What’s the worst Valentine’s Day gift you’ve ever received? We recently took to social media and asked that exact question and got some pretty crazy answers from our followers. Here are a few examples:
@fatwallet A pair of birthstone earrings that wasn't my birthstone!
— Dana Renae Cerrito (@auntdudu75) January 26, 2016
— amie d (@amied027) January 27, 2016
— ALLSWEATY (@allsweaty) January 27, 2016
— Rita (@TommiesMommy14) January 26, 2016
This got us thinking — what are the worst Valentine’s gifts we’ve ever received? We thought we’d share some of our own Valentine’s Day horror stories that will send shivers down your spine. Be forewarned, dear reader, that these awful gift V-Day tales are not for the faint of heart. They will make you scream in terror at just how cheesy and cheap this holiday can be. So, if you’re feeling brave, please enjoy these tales of terror from the day of love.
Joe: In middle school they would sell carnations that you could send to people for Valentine’s Day at lunch. One year I received one of those carnations with a tag on it that just said my name and nothing in the from line. At first this mysterious carnation excited me. I wondered who might have sent it and why they chose to remain anonymous. For the next few days I waited for the identity of the anonymous sender to be revealed, and the more I waited, the more paranoid I became. I began to suspect everyone and everything of sending me that carnation and worried that I’d never find out who actually sent it. To make a long story short, I never found out, and it still haunts me to this day…okay, okay. Maybe it doesn’t haunt me so much as it mildly irks me. Nevertheless, my curiosity remains. So if you were the one who sent me that carnation, or you have any information on who might have sent it to me, could you please comment below and let me know? It would greatly relieve this tension I’ve been living with for years and I would be eternally grateful. Thanks so much.
Alicia: When I was 16, my boyfriend’s birthday was also Valentine’s Day. I decided it would be fun to get our friends together and throw him a surprise party, so I stole his phone and got his friend Jay’s number. We started planning his party and ended up becoming really great friends. On the night of the surprise party, my boyfriend was convinced that I had been talking to Jay too much and I must be cheating on him. I did my best to convince him to forget about it and head out to have a nice dinner but he flat out refused. I eventually had to spoil the whole thing and tell him we planned a surprise party — needless to say he felt terrible and the night was ruined. We didn’t stay together much longer but I did end up dating Jay for some time after that and we have remained great friends over the years. I still have a great picture of Jay and I at a spring formal right after this terrible debacle.
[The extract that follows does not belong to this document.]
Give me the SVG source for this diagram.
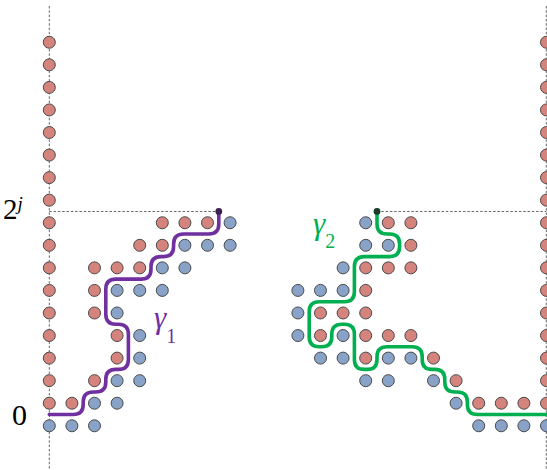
<svg xmlns="http://www.w3.org/2000/svg" width="547" height="470" viewBox="0 0 547 470">
<style>
.bg{fill:#ffffff}
.dash{stroke:#666666;stroke-width:1;stroke-dasharray:2.5,1.8;fill:none}
.r{fill:#d4847c;stroke:#4a4a4a;stroke-width:1}
.b{fill:#88a2c8;stroke:#4a4a4a;stroke-width:1}
.p1{fill:none;stroke:#7030a0;stroke-width:3.6;stroke-linecap:round;stroke-linejoin:round}
.p2{fill:none;stroke:#00b050;stroke-width:3.6;stroke-linecap:round;stroke-linejoin:round}
text{font-family:"Liberation Serif","DejaVu Serif","Times New Roman",serif}
</style>
<rect class="bg" x="0" y="0" width="547" height="470"/>
<g id="guides">
<line class="dash" x1="49.3" y1="6" x2="49.3" y2="470"/>
<line class="dash" x1="546.3" y1="6" x2="546.3" y2="470"/>
<line class="dash" x1="49.3" y1="211.46" x2="218.8" y2="211.46"/>
<line class="dash" x1="377" y1="211.46" x2="546.3" y2="211.46"/>
</g>
<g id="left-wall">
<circle class="r" cx="49.3" cy="42.26" r="6"/>
<circle class="r" cx="49.3" cy="64.82" r="6"/>
<circle class="r" cx="49.3" cy="87.38" r="6"/>
<circle class="r" cx="49.3" cy="109.94" r="6"/>
<circle class="r" cx="49.3" cy="132.5" r="6"/>
<circle class="r" cx="49.3" cy="155.06" r="6"/>
<circle class="r" cx="49.3" cy="177.62" r="6"/>
<circle class="r" cx="49.3" cy="200.18" r="6"/>
<circle class="r" cx="49.3" cy="222.74" r="6"/>
<circle class="r" cx="49.3" cy="245.3" r="6"/>
<circle class="r" cx="49.3" cy="267.86" r="6"/>
<circle class="r" cx="49.3" cy="290.42" r="6"/>
<circle class="r" cx="49.3" cy="312.98" r="6"/>
<circle class="r" cx="49.3" cy="335.54" r="6"/>
<circle class="r" cx="49.3" cy="358.1" r="6"/>
<circle class="r" cx="49.3" cy="380.66" r="6"/>
<circle class="r" cx="49.3" cy="403.22" r="6"/>
<circle class="b" cx="49.3" cy="425.78" r="6"/>
</g>
<g id="right-wall">
<circle class="r" cx="546.5" cy="42.26" r="6"/>
<circle class="r" cx="546.5" cy="64.82" r="6"/>
<circle class="r" cx="546.5" cy="87.38" r="6"/>
<circle class="r" cx="546.5" cy="109.94" r="6"/>
<circle class="r" cx="546.5" cy="132.5" r="6"/>
<circle class="r" cx="546.5" cy="155.06" r="6"/>
<circle class="r" cx="546.5" cy="177.62" r="6"/>
<circle class="r" cx="546.5" cy="200.18" r="6"/>
<circle class="r" cx="546.5" cy="222.74" r="6"/>
<circle class="r" cx="546.5" cy="245.3" r="6"/>
<circle class="r" cx="546.5" cy="267.86" r="6"/>
<circle class="r" cx="546.5" cy="290.42" r="6"/>
<circle class="r" cx="546.5" cy="312.98" r="6"/>
<circle class="r" cx="546.5" cy="335.54" r="6"/>
<circle class="r" cx="546.5" cy="358.1" r="6"/>
<circle class="r" cx="546.5" cy="380.66" r="6"/>
<circle class="r" cx="546.5" cy="403.22" r="6"/>
<circle class="b" cx="546.5" cy="425.78" r="6"/>
</g>
<g id="left-cluster">
<circle class="r" cx="162.3" cy="222.74" r="6"/>
<circle class="r" cx="184.9" cy="222.74" r="6"/>
<circle class="r" cx="207.5" cy="222.74" r="6"/>
<circle class="b" cx="230.1" cy="222.74" r="6"/>
<circle class="r" cx="139.7" cy="245.3" r="6"/>
<circle class="r" cx="162.3" cy="245.3" r="6"/>
<circle class="b" cx="184.9" cy="245.3" r="6"/>
<circle class="b" cx="207.5" cy="245.3" r="6"/>
<circle class="b" cx="230.1" cy="245.3" r="6"/>
<circle class="r" cx="94.5" cy="267.86" r="6"/>
<circle class="r" cx="117.1" cy="267.86" r="6"/>
<circle class="r" cx="139.7" cy="267.86" r="6"/>
<circle class="b" cx="162.3" cy="267.86" r="6"/>
<circle class="b" cx="184.9" cy="267.86" r="6"/>
<circle class="r" cx="94.5" cy="290.42" r="6"/>
<circle class="b" cx="117.1" cy="290.42" r="6"/>
<circle class="b" cx="139.7" cy="290.42" r="6"/>
<circle class="b" cx="162.3" cy="290.42" r="6"/>
<circle class="r" cx="94.5" cy="312.98" r="6"/>
<circle class="b" cx="117.1" cy="312.98" r="6"/>
<circle class="r" cx="117.1" cy="335.54" r="6"/>
<circle class="b" cx="139.7" cy="335.54" r="6"/>
<circle class="r" cx="117.1" cy="358.1" r="6"/>
<circle class="b" cx="139.7" cy="358.1" r="6"/>
<circle class="r" cx="94.5" cy="380.66" r="6"/>
<circle class="b" cx="117.1" cy="380.66" r="6"/>
<circle class="b" cx="139.7" cy="380.66" r="6"/>
<circle class="r" cx="71.9" cy="403.22" r="6"/>
<circle class="b" cx="94.5" cy="403.22" r="6"/>
<circle class="b" cx="117.1" cy="403.22" r="6"/>
<circle class="b" cx="71.9" cy="425.78" r="6"/>
<circle class="b" cx="94.5" cy="425.78" r="6"/>
</g>
<g id="right-cluster">
<circle class="b" cx="365.7" cy="222.74" r="6"/>
<circle class="r" cx="388.3" cy="222.74" r="6"/>
<circle class="r" cx="410.9" cy="222.74" r="6"/>
<circle class="b" cx="365.7" cy="245.3" r="6"/>
<circle class="b" cx="388.3" cy="245.3" r="6"/>
<circle class="r" cx="410.9" cy="245.3" r="6"/>
<circle class="b" cx="343.1" cy="267.86" r="6"/>
<circle class="r" cx="365.7" cy="267.86" r="6"/>
<circle class="r" cx="388.3" cy="267.86" r="6"/>
<circle class="r" cx="410.9" cy="267.86" r="6"/>
<circle class="b" cx="297.9" cy="290.42" r="6"/>
<circle class="b" cx="320.5" cy="290.42" r="6"/>
<circle class="b" cx="343.1" cy="290.42" r="6"/>
<circle class="r" cx="365.7" cy="290.42" r="6"/>
<circle class="b" cx="297.9" cy="312.98" r="6"/>
<circle class="r" cx="320.5" cy="312.98" r="6"/>
<circle class="r" cx="343.1" cy="312.98" r="6"/>
<circle class="r" cx="365.7" cy="312.98" r="6"/>
<circle class="b" cx="297.9" cy="335.54" r="6"/>
<circle class="r" cx="320.5" cy="335.54" r="6"/>
<circle class="b" cx="343.1" cy="335.54" r="6"/>
<circle class="r" cx="365.7" cy="335.54" r="6"/>
<circle class="r" cx="388.3" cy="335.54" r="6"/>
<circle class="r" cx="410.9" cy="335.54" r="6"/>
<circle class="b" cx="320.5" cy="358.1" r="6"/>
<circle class="b" cx="343.1" cy="358.1" r="6"/>
<circle class="r" cx="365.7" cy="358.1" r="6"/>
<circle class="b" cx="388.3" cy="358.1" r="6"/>
<circle class="b" cx="410.9" cy="358.1" r="6"/>
<circle class="r" cx="433.5" cy="358.1" r="6"/>
<circle class="b" cx="365.7" cy="380.66" r="6"/>
<circle class="b" cx="388.3" cy="380.66" r="6"/>
<circle class="b" cx="433.5" cy="380.66" r="6"/>
<circle class="r" cx="456.1" cy="380.66" r="6"/>
<circle class="b" cx="456.1" cy="403.22" r="6"/>
<circle class="r" cx="478.7" cy="403.22" r="6"/>
<circle class="r" cx="501.3" cy="403.22" r="6"/>
<circle class="r" cx="523.9" cy="403.22" r="6"/>
<circle class="b" cx="478.7" cy="425.78" r="6"/>
<circle class="b" cx="501.3" cy="425.78" r="6"/>
<circle class="b" cx="523.9" cy="425.78" r="6"/>
</g>
<g id="connectors">
<path id="gamma1" class="p1" d="M 49.3 414.5 L 73.2 414.5 Q 83.2 414.5 83.2 404.5 L 83.2 401.94 Q 83.2 391.94 93.2 391.94 L 95.8 391.94 Q 105.8 391.94 105.8 381.94 L 105.8 379.38 Q 105.8 369.38 115.8 369.38 L 118.4 369.38 Q 128.4 369.38 128.4 359.38 L 128.4 334.26 Q 128.4 324.26 118.4 324.26 L 115.8 324.26 Q 105.8 324.26 105.8 314.26 L 105.8 289.14 Q 105.8 279.14 115.8 279.14 L 141 279.14 Q 151 279.14 151 269.14 L 151 266.58 Q 151 256.58 161 256.58 L 163.6 256.58 Q 173.6 256.58 173.6 246.58 L 173.6 244.02 Q 173.6 234.02 183.6 234.02 L 208.8 234.02 Q 218.8 234.02 218.8 224.02 L 218.8 211.46"/>
<path id="gamma2" class="p2" d="M 377 211.46 L 377 224.02 Q 377 234.02 387 234.02 L 389.6 234.02 Q 399.6 234.02 399.6 244.02 L 399.6 246.58 Q 399.6 256.58 389.6 256.58 L 364.4 256.58 Q 354.4 256.58 354.4 266.58 L 354.4 291.7 Q 354.4 301.7 344.4 301.7 L 319.2 301.7 Q 309.2 301.7 309.2 311.7 L 309.2 336.82 Q 309.2 346.82 319.2 346.82 L 321.8 346.82 Q 331.8 346.82 331.8 336.82 L 331.8 334.26 Q 331.8 324.26 341.8 324.26 L 344.4 324.26 Q 354.4 324.26 354.4 334.26 L 354.4 359.38 Q 354.4 369.38 364.4 369.38 L 367 369.38 Q 377 369.38 377 359.38 L 377 356.82 Q 377 346.82 387 346.82 L 412.2 346.82 Q 422.2 346.82 422.2 356.82 L 422.2 359.38 Q 422.2 369.38 432.2 369.38 L 434.8 369.38 Q 444.8 369.38 444.8 379.38 L 444.8 381.94 Q 444.8 391.94 454.8 391.94 L 457.4 391.94 Q 467.4 391.94 467.4 401.94 L 467.4 404.5 Q 467.4 414.5 477.4 414.5 L 550 414.5"/>
<circle cx="218.8" cy="211.46" r="3.4" fill="#3b2350"/>
<circle cx="377" cy="211.46" r="3.4" fill="#1e3a2a"/>
</g>
<g id="labels">
<text x="3" y="219" font-size="29" fill="#000000">2<tspan font-style="italic" font-size="19" dy="-9">j</tspan></text>
<text x="12" y="425" font-size="30" fill="#000000">0</text>
<text x="154" y="328" font-size="31" fill="#7030a0"><tspan font-style="italic">γ</tspan><tspan font-size="20" dy="15">1</tspan></text>
<text x="313" y="234" font-size="31" fill="#00b050"><tspan font-style="italic">γ</tspan><tspan font-size="20" dy="14">2</tspan></text>
</g>
</svg>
Mika: When I was in my twenties, I dated my best friend. You’d think that was a set up for the storybook relationship, except that it turns out my best friend doesn’t believe in romantic love or long-term relationships. Every Valentine’s Day, he’d give me a handmade card with a humorous message he’d penned himself, which was really cute and endearing in the early stages of our relationship. However, as the years went by (and my love for him grew), I started to realize none of those humorous messages expressed anything in the way of his feelings for me. Take the card pictured on the right. He wasn’t even going to include a card with the flowers, but the florist chastised him, so that’s what he came up with. As I was about to turn 30, I realized I couldn’t take another Valentine’s Day card made with construction paper and marker but nothing in the way of feelings or emotions from a man I’d grown to deeply love. Turns out, after all that time, he never grew to love me like I hoped he would. I ended it that year, opting for no gifts on Valentine’s Day over gifts that represented a painfully unrequited love.
Sam: I’ve never been much of a Valentine’s Day fan, but in high school, boyfriends took it quite seriously. Teddy bears that stood five feet tall, heart-shaped boxes of chocolates that a football player would deliver with both arms wrapped around it. But the bouquets. These massive bouquets, most certainly purchased with dad’s credit card, would come pouring in. Cliche red roses, all of them. And I would roll my eyes as each one was delivered in class. (Side note: do you know what a pain in the ass it is to transport a massive vase home in your car, one finger gripping the edge to prevent water from slopping all over?) One year, my boyfriend at the time thought it would be cute to warn me in advance that he was getting me flowers. And a single gas station rose, in its sad cellophane wrapper, showed up on my desk. I tossed it in the trash can on my way out of school.